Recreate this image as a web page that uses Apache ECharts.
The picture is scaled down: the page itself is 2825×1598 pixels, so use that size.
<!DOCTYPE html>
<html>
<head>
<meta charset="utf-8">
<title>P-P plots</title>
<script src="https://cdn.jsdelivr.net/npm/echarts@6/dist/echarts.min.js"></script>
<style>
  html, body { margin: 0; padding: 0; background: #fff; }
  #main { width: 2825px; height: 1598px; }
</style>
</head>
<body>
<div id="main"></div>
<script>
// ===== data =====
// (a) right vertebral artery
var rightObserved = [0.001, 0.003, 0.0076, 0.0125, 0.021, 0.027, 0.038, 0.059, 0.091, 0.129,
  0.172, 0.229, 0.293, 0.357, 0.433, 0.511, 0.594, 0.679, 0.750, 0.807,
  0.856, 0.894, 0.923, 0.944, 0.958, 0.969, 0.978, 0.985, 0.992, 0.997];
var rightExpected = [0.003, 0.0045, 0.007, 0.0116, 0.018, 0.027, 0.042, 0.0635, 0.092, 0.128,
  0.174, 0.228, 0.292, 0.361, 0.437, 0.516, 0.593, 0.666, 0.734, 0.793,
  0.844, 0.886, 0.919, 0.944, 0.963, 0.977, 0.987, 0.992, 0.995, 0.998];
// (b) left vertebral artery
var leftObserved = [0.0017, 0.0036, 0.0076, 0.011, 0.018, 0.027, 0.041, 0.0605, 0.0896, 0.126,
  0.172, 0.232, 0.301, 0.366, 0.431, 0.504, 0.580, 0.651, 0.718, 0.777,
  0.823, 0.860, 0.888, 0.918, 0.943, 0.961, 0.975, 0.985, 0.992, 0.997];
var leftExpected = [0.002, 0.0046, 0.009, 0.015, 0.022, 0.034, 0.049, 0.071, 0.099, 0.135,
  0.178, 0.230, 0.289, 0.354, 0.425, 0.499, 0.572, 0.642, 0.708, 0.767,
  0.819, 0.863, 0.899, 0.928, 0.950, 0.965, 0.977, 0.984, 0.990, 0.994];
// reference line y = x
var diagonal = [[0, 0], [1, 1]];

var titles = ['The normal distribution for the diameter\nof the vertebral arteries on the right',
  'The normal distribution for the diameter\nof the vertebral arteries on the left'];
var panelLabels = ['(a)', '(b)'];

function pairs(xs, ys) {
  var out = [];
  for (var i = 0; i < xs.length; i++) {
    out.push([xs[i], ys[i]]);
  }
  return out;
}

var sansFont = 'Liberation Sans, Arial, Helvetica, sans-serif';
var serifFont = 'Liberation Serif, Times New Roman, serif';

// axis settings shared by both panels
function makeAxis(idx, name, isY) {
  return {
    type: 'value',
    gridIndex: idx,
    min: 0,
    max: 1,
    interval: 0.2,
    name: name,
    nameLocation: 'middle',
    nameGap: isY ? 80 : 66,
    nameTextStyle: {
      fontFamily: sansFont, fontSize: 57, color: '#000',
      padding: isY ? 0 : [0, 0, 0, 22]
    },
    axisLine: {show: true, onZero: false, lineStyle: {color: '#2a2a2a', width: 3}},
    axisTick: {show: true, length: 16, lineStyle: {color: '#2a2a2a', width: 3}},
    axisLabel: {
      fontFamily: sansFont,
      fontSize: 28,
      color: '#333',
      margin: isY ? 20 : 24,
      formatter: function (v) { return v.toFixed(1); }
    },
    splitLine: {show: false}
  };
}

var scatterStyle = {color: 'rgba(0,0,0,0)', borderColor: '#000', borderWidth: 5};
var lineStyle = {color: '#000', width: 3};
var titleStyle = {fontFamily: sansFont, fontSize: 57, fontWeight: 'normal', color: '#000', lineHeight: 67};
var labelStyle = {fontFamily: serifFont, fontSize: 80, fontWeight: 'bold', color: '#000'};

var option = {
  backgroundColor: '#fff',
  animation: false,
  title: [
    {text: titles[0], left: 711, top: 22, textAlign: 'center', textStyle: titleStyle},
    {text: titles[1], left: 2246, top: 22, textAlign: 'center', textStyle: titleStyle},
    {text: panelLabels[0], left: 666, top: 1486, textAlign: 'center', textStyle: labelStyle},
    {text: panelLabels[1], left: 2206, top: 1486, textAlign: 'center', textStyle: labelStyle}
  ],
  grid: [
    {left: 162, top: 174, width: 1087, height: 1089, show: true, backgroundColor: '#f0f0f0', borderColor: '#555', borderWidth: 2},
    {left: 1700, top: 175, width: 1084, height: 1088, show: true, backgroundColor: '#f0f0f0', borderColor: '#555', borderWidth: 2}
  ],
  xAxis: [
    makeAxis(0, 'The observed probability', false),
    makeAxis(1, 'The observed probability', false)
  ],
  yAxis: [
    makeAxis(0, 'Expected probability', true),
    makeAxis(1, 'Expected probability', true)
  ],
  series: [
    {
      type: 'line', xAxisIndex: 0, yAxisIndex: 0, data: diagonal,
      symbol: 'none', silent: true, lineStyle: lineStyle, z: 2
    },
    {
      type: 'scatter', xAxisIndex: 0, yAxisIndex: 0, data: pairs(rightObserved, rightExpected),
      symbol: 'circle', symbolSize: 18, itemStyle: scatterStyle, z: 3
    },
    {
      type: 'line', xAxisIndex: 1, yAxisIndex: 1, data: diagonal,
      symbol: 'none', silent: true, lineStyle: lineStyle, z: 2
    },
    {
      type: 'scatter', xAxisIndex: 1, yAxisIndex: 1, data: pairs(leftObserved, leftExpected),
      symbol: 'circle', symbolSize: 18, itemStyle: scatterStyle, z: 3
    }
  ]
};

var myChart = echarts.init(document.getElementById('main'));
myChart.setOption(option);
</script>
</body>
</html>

* _INSTRUCTION_
Quote the data in full, keeping each word unchanged.

* _CORRECT RESULT_
Recreate this image as a web page that uses Apache ECharts.
The picture is scaled down: the page itself is 2825×1598 pixels, so use that size.
<!DOCTYPE html>
<html>
<head>
<meta charset="utf-8">
<title>P-P plots</title>
<script src="https://cdn.jsdelivr.net/npm/echarts@6/dist/echarts.min.js"></script>
<style>
  html, body { margin: 0; padding: 0; background: #fff; }
  #main { width: 2825px; height: 1598px; }
</style>
</head>
<body>
<div id="main"></div>
<script>
// ===== data =====
// (a) right vertebral artery
var rightObserved = [0.001, 0.003, 0.0076, 0.0125, 0.021, 0.027, 0.038, 0.059, 0.091, 0.129,
  0.172, 0.229, 0.293, 0.357, 0.433, 0.511, 0.594, 0.679, 0.750, 0.807,
  0.856, 0.894, 0.923, 0.944, 0.958, 0.969, 0.978, 0.985, 0.992, 0.997];
var rightExpected = [0.003, 0.0045, 0.007, 0.0116, 0.018, 0.027, 0.042, 0.0635, 0.092, 0.128,
  0.174, 0.228, 0.292, 0.361, 0.437, 0.516, 0.593, 0.666, 0.734, 0.793,
  0.844, 0.886, 0.919, 0.944, 0.963, 0.977, 0.987, 0.992, 0.995, 0.998];
// (b) left vertebral artery
var leftObserved = [0.0017, 0.0036, 0.0076, 0.011, 0.018, 0.027, 0.041, 0.0605, 0.0896, 0.126,
  0.172, 0.232, 0.301, 0.366, 0.431, 0.504, 0.580, 0.651, 0.718, 0.777,
  0.823, 0.860, 0.888, 0.918, 0.943, 0.961, 0.975, 0.985, 0.992, 0.997];
var leftExpected = [0.002, 0.0046, 0.009, 0.015, 0.022, 0.034, 0.049, 0.071, 0.099, 0.135,
  0.178, 0.230, 0.289, 0.354, 0.425, 0.499, 0.572, 0.642, 0.708, 0.767,
  0.819, 0.863, 0.899, 0.928, 0.950, 0.965, 0.977, 0.984, 0.990, 0.994];
// reference line y = x
var diagonal = [[0, 0], [1, 1]];

var titles = ['The normal distribution for the diameter\nof the vertebral arteries on the right',
  'The normal distribution for the diameter\nof the vertebral arteries on the left'];
var panelLabels = ['(a)', '(b)'];

function pairs(xs, ys) {
  var out = [];
  for (var i = 0; i < xs.length; i++) {
    out.push([xs[i], ys[i]]);
  }
  return out;
}

var sansFont = 'Liberation Sans, Arial, Helvetica, sans-serif';
var serifFont = 'Liberation Serif, Times New Roman, serif';

// axis settings shared by both panels
function makeAxis(idx, name, isY) {
  return {
    type: 'value',
    gridIndex: idx,
    min: 0,
    max: 1,
    interval: 0.2,
    name: name,
    nameLocation: 'middle',
    nameGap: isY ? 80 : 66,
    nameTextStyle: {
      fontFamily: sansFont, fontSize: 57, color: '#000',
      padding: isY ? 0 : [0, 0, 0, 22]
    },
    axisLine: {show: true, onZero: false, lineStyle: {color: '#2a2a2a', width: 3}},
    axisTick: {show: true, length: 16, lineStyle: {color: '#2a2a2a', width: 3}},
    axisLabel: {
      fontFamily: sansFont,
      fontSize: 28,
      color: '#333',
      margin: isY ? 20 : 24,
      formatter: function (v) { return v.toFixed(1); }
    },
    splitLine: {show: false}
  };
}

var scatterStyle = {color: 'rgba(0,0,0,0)', borderColor: '#000', borderWidth: 5};
var lineStyle = {color: '#000', width: 3};
var titleStyle = {fontFamily: sansFont, fontSize: 57, fontWeight: 'normal', color: '#000', lineHeight: 67};
var labelStyle = {fontFamily: serifFont, fontSize: 80, fontWeight: 'bold', color: '#000'};

var option = {
  backgroundColor: '#fff',
  animation: false,
  title: [
    {text: titles[0], left: 711, top: 22, textAlign: 'center', textStyle: titleStyle},
    {text: titles[1], left: 2246, top: 22, textAlign: 'center', textStyle: titleStyle},
    {text: panelLabels[0], left: 666, top: 1486, textAlign: 'center', textStyle: labelStyle},
    {text: panelLabels[1], left: 2206, top: 1486, textAlign: 'center', textStyle: labelStyle}
  ],
  grid: [
    {left: 162, top: 174, width: 1087, height: 1089, show: true, backgroundColor: '#f0f0f0', borderColor: '#555', borderWidth: 2},
    {left: 1700, top: 175, width: 1084, height: 1088, show: true, backgroundColor: '#f0f0f0', borderColor: '#555', borderWidth: 2}
  ],
  xAxis: [
    makeAxis(0, 'The observed probability', false),
    makeAxis(1, 'The observed probability', false)
  ],
  yAxis: [
    makeAxis(0, 'Expected probability', true),
    makeAxis(1, 'Expected probability', true)
  ],
  series: [
    {
      type: 'line', xAxisIndex: 0, yAxisIndex: 0, data: diagonal,
      symbol: 'none', silent: true, lineStyle: lineStyle, z: 2
    },
    {
      type: 'scatter', xAxisIndex: 0, yAxisIndex: 0, data: pairs(rightObserved, rightExpected),
      symbol: 'circle', symbolSize: 18, itemStyle: scatterStyle, z: 3
    },
    {
      type: 'line', xAxisIndex: 1, yAxisIndex: 1, data: diagonal,
      symbol: 'none', silent: true, lineStyle: lineStyle, z: 2
    },
    {
      type: 'scatter', xAxisIndex: 1, yAxisIndex: 1, data: pairs(leftObserved, leftExpected),
      symbol: 'circle', symbolSize: 18, itemStyle: scatterStyle, z: 3
    }
  ]
};

var myChart = echarts.init(document.getElementById('main'));
myChart.setOption(option);
</script>
</body>
</html>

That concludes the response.